Maryland – Midfielder Amar Sejdic (6g, 0a) and forwards Paul Bin (4g, 2a), and Sebastian Elney (3g, 2a) do a great job of putting together sequences that create scoring opportunities.

Indiana – Midfielders Trevor Swartz (1g, 16a), Austin Panchot (5g, 4a), and Griffin Dorsey (5g, 5a), back Andrew Gutman (11g, 9a) and forward Justin Rennicks (6g, 0a) are often involved in possessions that create scoring opportunities.  



Hunger.  Being talented and hungry makes a team dangerous. 

Akron – No one thought this Akron team would still be standing at this point in the tourney.  They are a team with a continued appetite to show just how good they are.   

Michigan State – The Spartans have had a bit of an up and down season that included a 2-1 loss to Akron back on October 9.  They are now on a roll and look to be hungry for more success.   

Maryland – The Terps were disappointed when they lost to Indiana in the Big Ten Tournament in a game that required penalty kicks to determine who advanced after the contest was tied 1-1 at the end of 110 minutes of play.  Maryland is salivating to have another shot at the Hoosiers.

Indiana – It is pretty simple.  This team is determined to claim the national championship.

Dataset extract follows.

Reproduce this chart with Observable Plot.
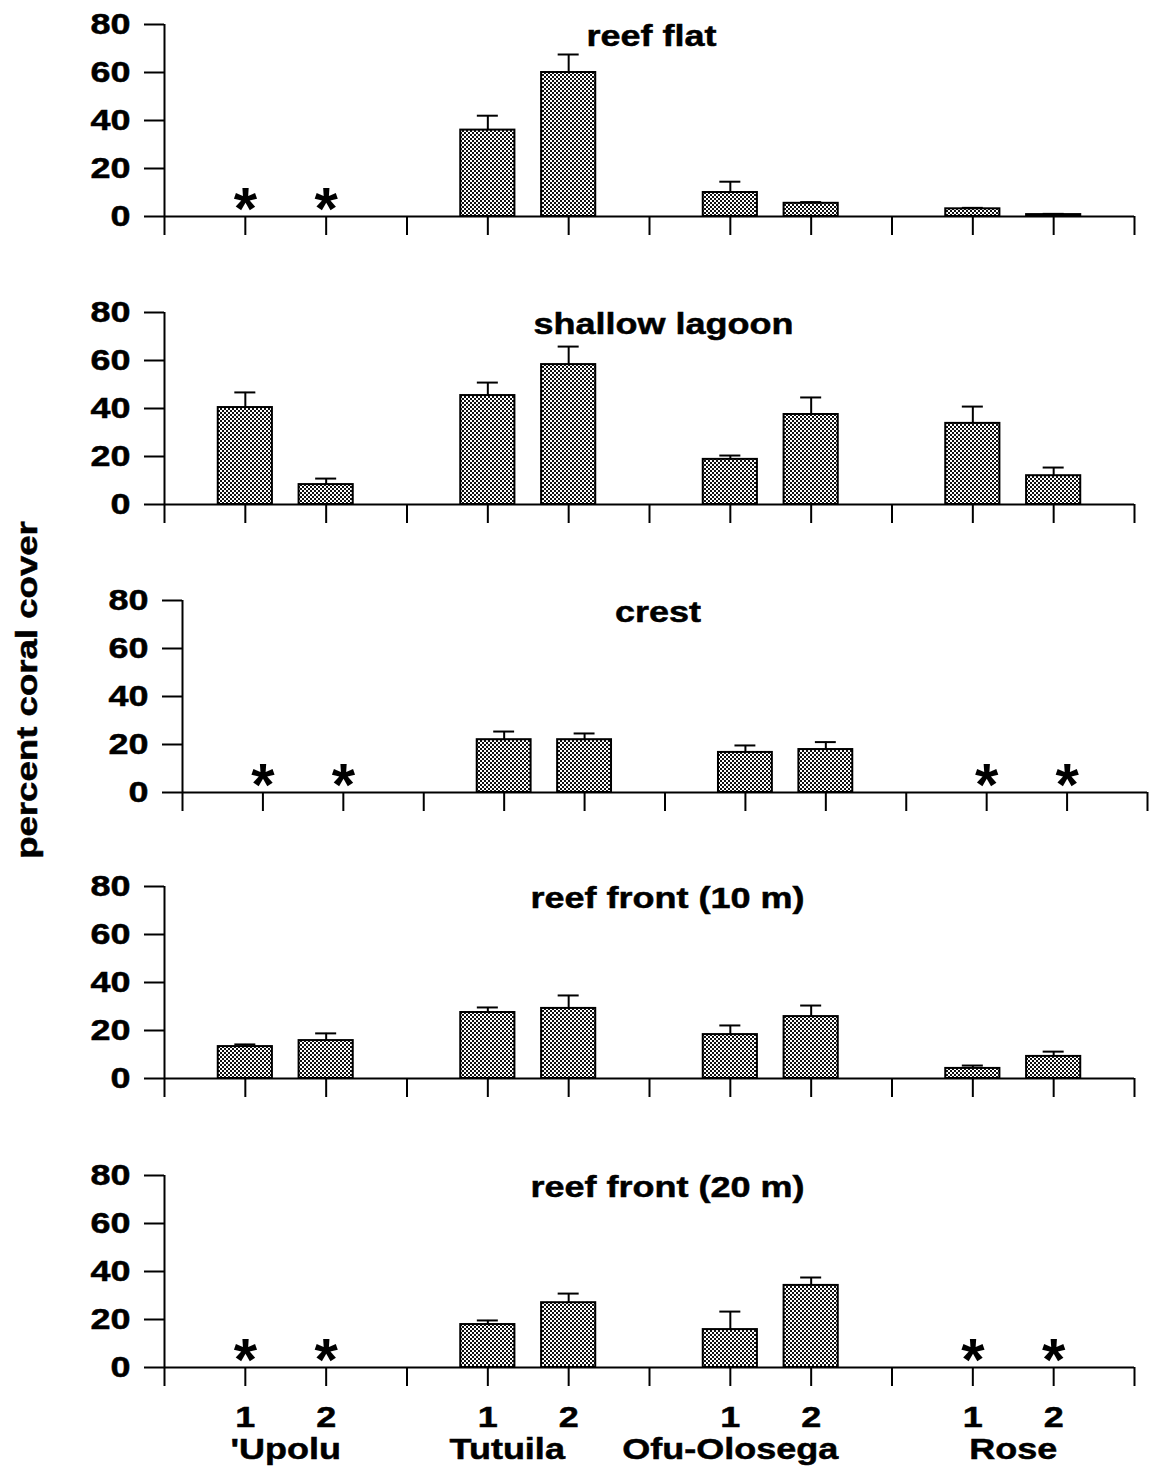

The play between the pipes.  No position has a greater impact on the outcome of the College Cup than the goalkeeper.  All four netminders are outstanding goalkeepers.        

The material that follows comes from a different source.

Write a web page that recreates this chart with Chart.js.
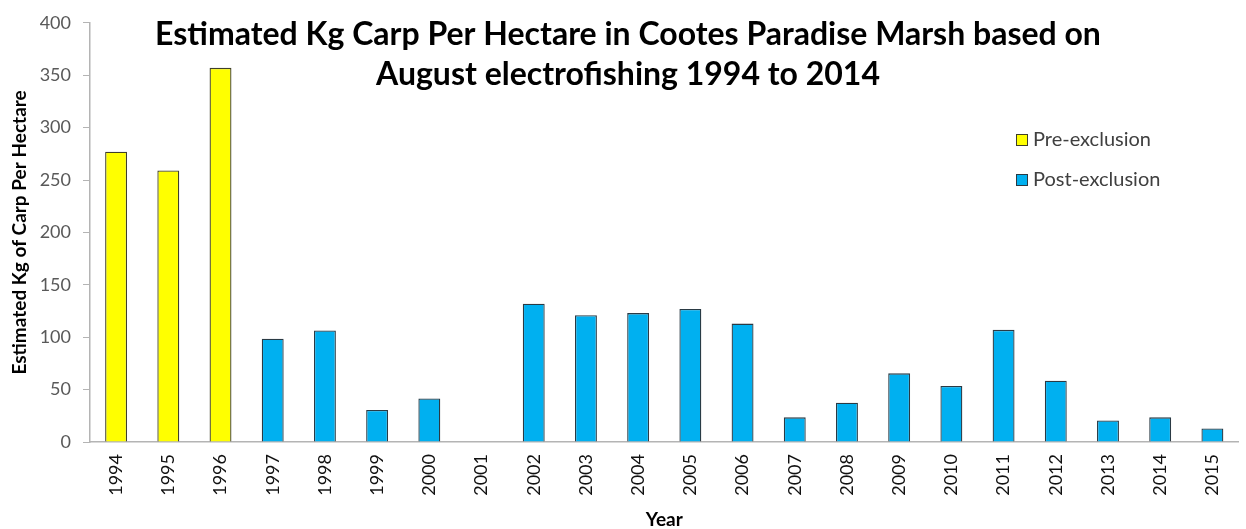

Akron – Senior Ben Lundt.  Three-year starter.  6’6” netminder   A 2018 Second Team All-MAC selection.  Played in the College Cup in 2017.

Michigan State – RS Senior Jimmy Hague.  Three-year starter. 6’4’’ netminder.   A 2018 Second Team All-Big Ten selection.  Eleventh best goals against average in the country .655.  First appearance in the College Cup.

Maryland – RS Junior Dayne St. Clair.  Two-year starter.  6’4” netminder.  Nineteenth best goals against average in the country .715.  First appearance in the College Cup.  

Indiana – Sophomore Trey Muse – Two-year starter. 6’4” netminder.  2018 Big Ten Goalkeeper of the Year.  Third best goals against average in the country .478.  Played in the College Cup in 2017.